A new study by researchers in the Repeat project, published in the journal SOIL, tested different ways of predicting peat depth from the air. Across two contrasting Norwegian landscapes — Ørskogfjellet in Møre og Romsdal and Skrimfjella in Buskerud — the team measured peat depth at over 2 000 locations and compared predictions from LiDAR-based terrain models against airborne radioactivity measurements. The verdict: the shape of the land wins.
Aerial view of a peatland surface at Ørskogfjellet, showing the small pools of an intact peatland. Photo: Sigurd Daniel Nerhus
LiDAR maps the surface of the peat, not the mineral ground beneath — yet surface topography still carries signals of where peat tends to be deep or shallow.

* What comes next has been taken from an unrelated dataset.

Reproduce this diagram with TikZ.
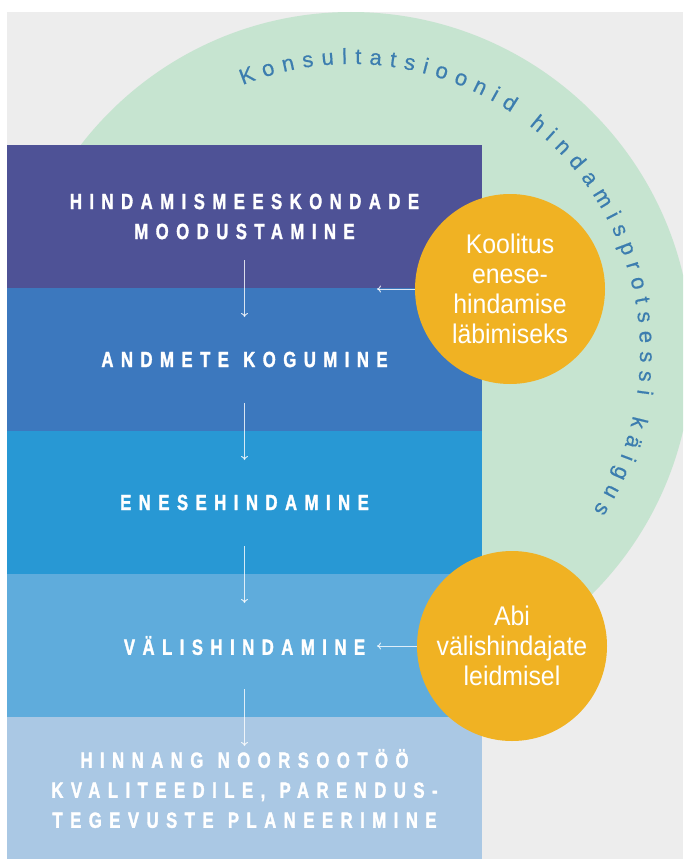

The most powerful predictor was a measure of valley bottom flatness: flat, low-lying positions in the landscape had the deepest peats, probably because they hold water and accumulate organic matter over millennia. Peat is also deeper where the land has been above sea level longest since the last ice age — at Ørskogfjellet, depths increased sharply above 75 metres, right where the old marine shoreline sat.
Airborne radioactivity had a different logic: thick peat absorbs natural radiation from the bedrock beneath it, so areas with deep peat should register lower radioactivity from above. A promising idea — but the helicopter-borne sensor sees a footprint more than 100 metres wide, far too blurry to capture depth variations that can span metres within a few steps.
This helicopter is collecting data for a geophysical survey in western Norway. The instrument's height above the ground limits its ability to capture peat depth. Photo: Julien Vollering
The terrain-based maps beat Norway's existing national peat depth map, which classifies depth as just shallow or deep, leaves large parts of the country as unknown, and cannot distinguish a 1 m peat from a 5 m peat. The new maps give continuous estimates at 10 m resolution across the full landscape. They still miss by about 60 cm on average, and tend to underestimate the very deepest peats — so for small, specific areas, field measurements remain essential. But for landscape-scale carbon accounting and steering roads or buildings away from carbon-rich pockets, they offer a meaningful step forward. The next step is to get field measurements collected and shared more systematically, so maps like these can be made across more of Norway.